# [MATERIAL]
###
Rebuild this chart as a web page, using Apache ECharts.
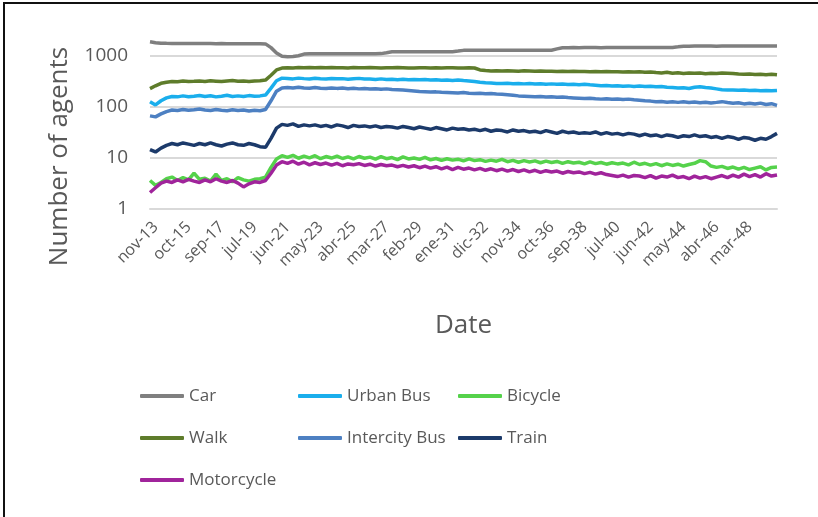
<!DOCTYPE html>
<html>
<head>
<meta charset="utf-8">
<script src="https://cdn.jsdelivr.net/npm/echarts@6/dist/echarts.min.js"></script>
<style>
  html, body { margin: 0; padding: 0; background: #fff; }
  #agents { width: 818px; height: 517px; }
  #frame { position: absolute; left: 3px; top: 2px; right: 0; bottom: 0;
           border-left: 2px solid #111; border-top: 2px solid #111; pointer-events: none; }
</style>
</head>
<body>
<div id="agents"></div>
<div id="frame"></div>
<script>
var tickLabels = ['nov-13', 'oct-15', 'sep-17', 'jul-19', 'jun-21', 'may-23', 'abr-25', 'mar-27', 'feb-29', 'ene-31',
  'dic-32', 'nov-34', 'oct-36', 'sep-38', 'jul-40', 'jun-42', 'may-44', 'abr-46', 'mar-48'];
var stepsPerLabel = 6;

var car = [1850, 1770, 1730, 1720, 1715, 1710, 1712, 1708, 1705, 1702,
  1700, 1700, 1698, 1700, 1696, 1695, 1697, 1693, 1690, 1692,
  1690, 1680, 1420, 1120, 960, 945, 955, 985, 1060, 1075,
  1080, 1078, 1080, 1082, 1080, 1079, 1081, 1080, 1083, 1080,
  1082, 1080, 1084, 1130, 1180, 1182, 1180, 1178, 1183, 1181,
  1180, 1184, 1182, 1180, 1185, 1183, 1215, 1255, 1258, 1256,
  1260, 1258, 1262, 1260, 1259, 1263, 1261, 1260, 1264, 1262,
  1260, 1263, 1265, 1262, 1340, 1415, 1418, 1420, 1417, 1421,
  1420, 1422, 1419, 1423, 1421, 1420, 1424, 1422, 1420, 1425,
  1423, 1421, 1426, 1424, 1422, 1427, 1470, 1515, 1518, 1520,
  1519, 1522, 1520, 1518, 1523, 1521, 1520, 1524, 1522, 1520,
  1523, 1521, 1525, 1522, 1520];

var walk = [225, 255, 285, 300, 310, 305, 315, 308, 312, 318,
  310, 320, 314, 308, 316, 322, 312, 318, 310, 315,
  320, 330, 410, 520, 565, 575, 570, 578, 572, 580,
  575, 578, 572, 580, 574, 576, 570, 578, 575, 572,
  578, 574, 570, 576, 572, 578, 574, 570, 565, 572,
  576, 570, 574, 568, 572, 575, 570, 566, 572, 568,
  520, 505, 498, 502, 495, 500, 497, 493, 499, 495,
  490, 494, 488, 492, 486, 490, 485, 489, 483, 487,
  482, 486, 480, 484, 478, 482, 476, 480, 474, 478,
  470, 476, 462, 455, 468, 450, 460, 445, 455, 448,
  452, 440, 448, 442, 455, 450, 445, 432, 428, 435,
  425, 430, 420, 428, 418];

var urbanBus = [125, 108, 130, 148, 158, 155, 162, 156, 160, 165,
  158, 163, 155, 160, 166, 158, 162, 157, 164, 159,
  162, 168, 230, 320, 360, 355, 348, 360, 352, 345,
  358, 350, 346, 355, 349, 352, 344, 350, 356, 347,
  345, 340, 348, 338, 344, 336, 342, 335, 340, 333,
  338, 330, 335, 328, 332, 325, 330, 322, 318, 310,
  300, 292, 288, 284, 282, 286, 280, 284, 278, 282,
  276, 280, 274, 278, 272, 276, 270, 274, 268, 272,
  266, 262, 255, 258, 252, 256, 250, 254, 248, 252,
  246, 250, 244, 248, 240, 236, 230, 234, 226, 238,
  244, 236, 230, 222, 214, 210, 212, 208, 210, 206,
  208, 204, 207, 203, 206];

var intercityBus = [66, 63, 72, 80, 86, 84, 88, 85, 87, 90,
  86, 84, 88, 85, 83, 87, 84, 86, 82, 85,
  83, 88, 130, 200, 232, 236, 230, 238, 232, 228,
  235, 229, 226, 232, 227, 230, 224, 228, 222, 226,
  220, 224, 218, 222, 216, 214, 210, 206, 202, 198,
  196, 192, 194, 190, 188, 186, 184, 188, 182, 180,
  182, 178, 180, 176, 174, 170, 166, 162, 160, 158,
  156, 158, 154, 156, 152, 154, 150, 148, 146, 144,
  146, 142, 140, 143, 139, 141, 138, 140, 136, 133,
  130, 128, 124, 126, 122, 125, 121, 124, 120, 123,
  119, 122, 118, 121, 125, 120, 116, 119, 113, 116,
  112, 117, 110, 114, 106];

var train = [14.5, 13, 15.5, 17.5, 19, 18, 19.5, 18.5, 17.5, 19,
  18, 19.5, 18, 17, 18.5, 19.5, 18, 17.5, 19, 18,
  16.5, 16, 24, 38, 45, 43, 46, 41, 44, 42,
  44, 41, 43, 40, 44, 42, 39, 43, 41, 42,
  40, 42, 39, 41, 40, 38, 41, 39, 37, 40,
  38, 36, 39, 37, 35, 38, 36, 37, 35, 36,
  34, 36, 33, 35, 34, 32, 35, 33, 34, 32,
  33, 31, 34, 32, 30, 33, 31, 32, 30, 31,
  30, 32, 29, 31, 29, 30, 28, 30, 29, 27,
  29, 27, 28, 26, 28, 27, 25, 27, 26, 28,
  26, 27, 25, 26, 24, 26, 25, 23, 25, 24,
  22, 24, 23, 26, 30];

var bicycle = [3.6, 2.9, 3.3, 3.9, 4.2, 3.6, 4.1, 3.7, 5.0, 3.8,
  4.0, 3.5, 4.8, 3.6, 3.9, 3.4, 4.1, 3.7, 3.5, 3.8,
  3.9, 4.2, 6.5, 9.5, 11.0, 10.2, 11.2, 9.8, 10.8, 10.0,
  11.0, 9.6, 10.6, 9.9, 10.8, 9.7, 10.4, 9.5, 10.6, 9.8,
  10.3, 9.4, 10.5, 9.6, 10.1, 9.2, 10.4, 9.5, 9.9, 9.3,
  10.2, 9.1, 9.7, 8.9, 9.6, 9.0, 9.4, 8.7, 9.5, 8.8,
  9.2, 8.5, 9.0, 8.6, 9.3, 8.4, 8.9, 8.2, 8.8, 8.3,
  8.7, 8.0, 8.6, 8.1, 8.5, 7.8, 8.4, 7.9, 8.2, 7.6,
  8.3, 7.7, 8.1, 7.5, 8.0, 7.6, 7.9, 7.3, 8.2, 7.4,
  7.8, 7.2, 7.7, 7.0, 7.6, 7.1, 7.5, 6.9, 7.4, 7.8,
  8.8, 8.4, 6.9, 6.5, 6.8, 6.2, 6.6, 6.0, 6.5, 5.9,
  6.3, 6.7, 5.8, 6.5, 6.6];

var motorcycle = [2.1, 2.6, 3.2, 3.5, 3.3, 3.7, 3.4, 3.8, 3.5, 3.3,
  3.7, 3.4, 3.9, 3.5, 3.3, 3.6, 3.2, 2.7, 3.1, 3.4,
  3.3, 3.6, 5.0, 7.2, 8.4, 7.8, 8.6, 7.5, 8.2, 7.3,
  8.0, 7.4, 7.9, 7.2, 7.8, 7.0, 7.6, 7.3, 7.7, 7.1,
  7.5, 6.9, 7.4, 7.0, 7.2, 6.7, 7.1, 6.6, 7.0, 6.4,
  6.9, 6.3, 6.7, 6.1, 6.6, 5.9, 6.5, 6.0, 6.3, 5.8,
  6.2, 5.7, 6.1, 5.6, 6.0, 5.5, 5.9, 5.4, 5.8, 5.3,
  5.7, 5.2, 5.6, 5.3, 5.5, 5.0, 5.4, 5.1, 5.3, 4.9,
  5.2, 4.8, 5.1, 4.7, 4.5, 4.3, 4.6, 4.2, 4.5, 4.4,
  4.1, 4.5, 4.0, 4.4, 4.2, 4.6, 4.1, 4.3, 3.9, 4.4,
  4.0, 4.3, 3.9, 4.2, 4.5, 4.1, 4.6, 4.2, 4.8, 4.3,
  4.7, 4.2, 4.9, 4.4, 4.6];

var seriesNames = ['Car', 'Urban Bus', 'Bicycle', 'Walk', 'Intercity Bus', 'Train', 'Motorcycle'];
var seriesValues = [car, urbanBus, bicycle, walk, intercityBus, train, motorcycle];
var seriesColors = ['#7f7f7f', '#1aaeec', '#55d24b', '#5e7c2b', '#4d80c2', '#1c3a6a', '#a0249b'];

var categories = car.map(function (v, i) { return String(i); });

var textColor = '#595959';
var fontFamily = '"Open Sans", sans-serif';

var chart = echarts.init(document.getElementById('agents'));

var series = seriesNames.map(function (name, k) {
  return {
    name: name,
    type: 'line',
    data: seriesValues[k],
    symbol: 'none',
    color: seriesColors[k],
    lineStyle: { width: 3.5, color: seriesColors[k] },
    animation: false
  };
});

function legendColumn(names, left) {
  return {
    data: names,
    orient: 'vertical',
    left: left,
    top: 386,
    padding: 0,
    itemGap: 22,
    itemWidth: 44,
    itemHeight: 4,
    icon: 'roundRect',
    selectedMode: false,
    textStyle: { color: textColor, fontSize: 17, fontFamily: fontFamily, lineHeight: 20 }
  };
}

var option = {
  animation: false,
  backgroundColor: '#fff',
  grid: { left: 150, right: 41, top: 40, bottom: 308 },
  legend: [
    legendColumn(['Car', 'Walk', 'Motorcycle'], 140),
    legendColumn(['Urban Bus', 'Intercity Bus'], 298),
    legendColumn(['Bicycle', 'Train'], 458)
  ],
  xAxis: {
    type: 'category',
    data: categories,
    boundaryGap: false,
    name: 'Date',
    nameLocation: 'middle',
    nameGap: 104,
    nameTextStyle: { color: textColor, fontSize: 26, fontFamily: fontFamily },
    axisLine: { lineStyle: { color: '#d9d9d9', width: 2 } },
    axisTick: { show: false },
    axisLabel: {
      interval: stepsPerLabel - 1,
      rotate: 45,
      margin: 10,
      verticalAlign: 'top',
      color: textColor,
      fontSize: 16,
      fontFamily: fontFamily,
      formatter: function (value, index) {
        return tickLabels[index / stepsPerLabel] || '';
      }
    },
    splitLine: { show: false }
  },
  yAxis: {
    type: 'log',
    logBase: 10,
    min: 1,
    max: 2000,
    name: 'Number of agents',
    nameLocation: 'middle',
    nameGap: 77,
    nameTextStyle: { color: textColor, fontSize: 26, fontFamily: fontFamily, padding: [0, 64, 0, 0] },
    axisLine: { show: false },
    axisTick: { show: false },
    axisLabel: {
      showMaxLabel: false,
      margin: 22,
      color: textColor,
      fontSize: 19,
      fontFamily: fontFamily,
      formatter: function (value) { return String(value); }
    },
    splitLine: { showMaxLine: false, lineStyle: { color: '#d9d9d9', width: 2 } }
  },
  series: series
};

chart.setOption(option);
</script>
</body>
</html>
###
Return nothing but the lines running from the start of the data to the line with "1523, 1521, 1525, 1522, 1520];", please, both ends included and no pictures.

Rebuild this chart as a web page, using Apache ECharts.
<!DOCTYPE html>
<html>
<head>
<meta charset="utf-8">
<script src="https://cdn.jsdelivr.net/npm/echarts@6/dist/echarts.min.js"></script>
<style>
  html, body { margin: 0; padding: 0; background: #fff; }
  #agents { width: 818px; height: 517px; }
  #frame { position: absolute; left: 3px; top: 2px; right: 0; bottom: 0;
           border-left: 2px solid #111; border-top: 2px solid #111; pointer-events: none; }
</style>
</head>
<body>
<div id="agents"></div>
<div id="frame"></div>
<script>
var tickLabels = ['nov-13', 'oct-15', 'sep-17', 'jul-19', 'jun-21', 'may-23', 'abr-25', 'mar-27', 'feb-29', 'ene-31',
  'dic-32', 'nov-34', 'oct-36', 'sep-38', 'jul-40', 'jun-42', 'may-44', 'abr-46', 'mar-48'];
var stepsPerLabel = 6;

var car = [1850, 1770, 1730, 1720, 1715, 1710, 1712, 1708, 1705, 1702,
  1700, 1700, 1698, 1700, 1696, 1695, 1697, 1693, 1690, 1692,
  1690, 1680, 1420, 1120, 960, 945, 955, 985, 1060, 1075,
  1080, 1078, 1080, 1082, 1080, 1079, 1081, 1080, 1083, 1080,
  1082, 1080, 1084, 1130, 1180, 1182, 1180, 1178, 1183, 1181,
  1180, 1184, 1182, 1180, 1185, 1183, 1215, 1255, 1258, 1256,
  1260, 1258, 1262, 1260, 1259, 1263, 1261, 1260, 1264, 1262,
  1260, 1263, 1265, 1262, 1340, 1415, 1418, 1420, 1417, 1421,
  1420, 1422, 1419, 1423, 1421, 1420, 1424, 1422, 1420, 1425,
  1423, 1421, 1426, 1424, 1422, 1427, 1470, 1515, 1518, 1520,
  1519, 1522, 1520, 1518, 1523, 1521, 1520, 1524, 1522, 1520,
  1523, 1521, 1525, 1522, 1520];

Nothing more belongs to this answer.